(urth) (no subject)

James Wynn crushtv at gmail.com
Thu Dec 16 10:42:04 PST 2010


>> James Wynn-
>> Ehh...The creation story in Silmarillion simply does not jive with Genesis.
>> I don't see how all the hammers and grease in Mordor could wedge it in.
> Dan'l Danehy-Oakes-
> How does it not? Eru/Iluvatar/God speaks the world into being (the
> actual act of creation is his word Ea: let it be), just as in Genesis.
> If the details vary, well, someone as intelligent as Tolkien cannot
> have failed to notice that they vary in Genesis, too, where there are
> two incompatible creation accounts.

No Adam and Eve. No Cain & Able. No Garden. No Fall. No world-wide 
flood. No Babel. No "first born" in Genesis, although one could argue 
that there are in the Koran. And while the Eldar are reincarnated 
continuously until then end of the world, humanity escapes the "circle 
of the world" /but no one knows where they go/. There's room to APPEND 
the Second Covenant on to it after the fact, but Earth and Middle Earth 
arrive there from dramatically different places.

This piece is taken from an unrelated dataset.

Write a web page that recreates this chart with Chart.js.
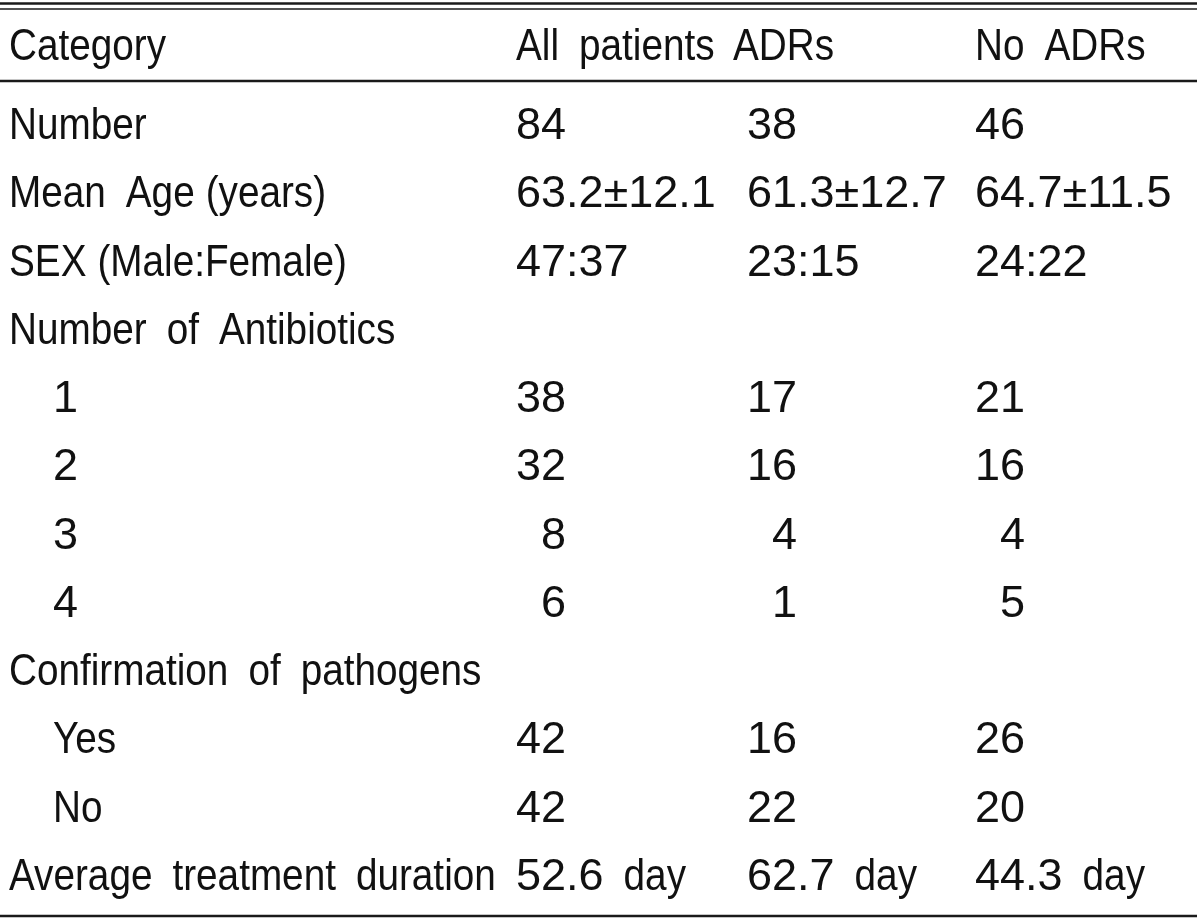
<!DOCTYPE html>
<html>
<head>
<meta charset="utf-8">
<title>Patient characteristics</title>
<script src="https://cdn.jsdelivr.net/npm/chart.js@4/dist/chart.umd.min.js"></script>
<style>
  html, body { margin: 0; padding: 0; background: #fff; }
  #wrap { width: 1200px; height: 920px; }
</style>
</head>
<body>
<div id="wrap"><canvas id="tableChart" width="1200" height="920"></canvas></div>
<script>
  // Table content
  const columnTitles = ["Category", "All patients", "ADRs", "No ADRs"];
  const rowLabels = [
    "Number",
    "Mean Age (years)",
    "SEX (Male:Female)",
    "Number of Antibiotics",
    "1",
    "2",
    "3",
    "4",
    "Confirmation of pathogens",
    "Yes",
    "No",
    "Average treatment duration"
  ];
  const rowIndent = [0, 0, 0, 0, 1, 1, 1, 1, 0, 1, 1, 0];
  const allPatients = [84, "63.2±12.1", "47:37", null, 38, 32, 8, 6, null, 42, 42, "52.6 day"];
  const adrs = [38, "61.3±12.7", "23:15", null, 17, 16, 4, 1, null, 16, 22, "62.7 day"];
  const noAdrs = [46, "64.7±11.5", "24:22", null, 21, 16, 4, 5, null, 26, 20, "44.3 day"];

  // Layout
  const COL_X = [9, 516, 747, 975];
  const HEADER_X = [9, 516, 733, 975];
  const INDENT = 44;
  const FONT = "45px 'Liberation Sans', Arial, sans-serif";
  const WORD_SCALE = 0.86;   // the original face has narrow letters but wide figures
  const WORD_GAP = 20;
  const TIGHT_GAP = 11;
  const TEXT_COLOR = "#111";
  const RULE_COLOR = "#1a1a1a";

  function fmt(v) {
    if (v === null || v === undefined) return "";
    if (typeof v === "number") return String(v).padStart(2, "\u2007");
    return v;
  }

  function columnDataset(values, col) {
    return {
      label: columnTitles[col],
      texts: values.map(fmt),
      data: values.map((v, i) => ({
        x: COL_X[col] + (col === 0 && rowIndent[i] ? INDENT : 0),
        y: i
      })),
      pointRadius: 0,
      pointHoverRadius: 0
    };
  }

  // word by word: letters are squeezed, figures keep their width
  function drawCell(ctx, text, x, y) {
    const words = text.split(" ");
    let cx = x;
    words.forEach((w, k) => {
      const sx = /[A-Za-z]/.test(w) ? WORD_SCALE : 1;
      ctx.save();
      ctx.translate(cx, y + 16);
      ctx.scale(sx, 1);
      ctx.fillText(w, 0, 0);
      ctx.restore();
      cx += ctx.measureText(w).width * sx;
      const next = words[k + 1];
      if (next) cx += next.startsWith("(") ? TIGHT_GAP : WORD_GAP;
    });
  }

  // draws the cell texts at the points placed by the scales, plus the rules
  const tableText = {
    id: "tableText",
    afterDatasetsDraw(chart) {
      const ctx = chart.ctx;
      const area = chart.chartArea;
      ctx.save();
      ctx.font = FONT;
      ctx.fillStyle = TEXT_COLOR;
      ctx.textAlign = "left";
      ctx.textBaseline = "alphabetic";

      chart.data.datasets.forEach((ds, di) => {
        const meta = chart.getDatasetMeta(di);
        meta.data.forEach((pt, j) => {
          const t = ds.texts[j];
          if (t) drawCell(ctx, t, pt.x, pt.y);
        });
      });

      // header row
      const headerY = area.top - 45;
      columnTitles.forEach((t, c) => drawCell(ctx, t, HEADER_X[c], headerY));

      // rules
      ctx.strokeStyle = RULE_COLOR;
      const rule = (y, w) => {
        ctx.lineWidth = w;
        ctx.beginPath();
        ctx.moveTo(0, y);
        ctx.lineTo(1197, y);
        ctx.stroke();
      };
      rule(3.5, 2.5);
      rule(9, 1.5);
      rule(area.top - 8, 2.5);
      rule(area.bottom + 8, 2.5);
      ctx.restore();
    }
  };

  const ctx = document.getElementById("tableChart").getContext("2d");
  const tableChart = new Chart(ctx, {
    type: "scatter",
    data: {
      datasets: [
        columnDataset(rowLabels, 0),
        columnDataset(allPatients, 1),
        columnDataset(adrs, 2),
        columnDataset(noAdrs, 3)
      ]
    },
    options: {
      responsive: false,
      animation: false,
      events: [],
      layout: { padding: { top: 89, bottom: 12, left: 0, right: 0 } },
      scales: {
        x: { type: "linear", min: 0, max: 1200, display: false },
        y: { type: "linear", min: -0.5, max: rowLabels.length - 0.5, reverse: true, display: false }
      },
      plugins: {
        legend: { display: false },
        tooltip: { enabled: false }
      }
    },
    plugins: [tableText]
  });
</script>
</body>
</html>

>> While there's nothing _hostile_ to Judeo-Christianity in Middle Earth, I
>> seem to recall that Tolkien said in "Letters" that he deliberately left
>> religion out of the books.
> That was specifically referring to _LotR_, and even there there are
> hints of religion, as when Faramir and company "say grace" before
> meals.

Eh..as you like. But who they are praying to is problematic given the 
rest of Tolkien's subcreation. Praying to one of the Valar seems the 
most likely, but that is problematic in a Judeo-Christian universe.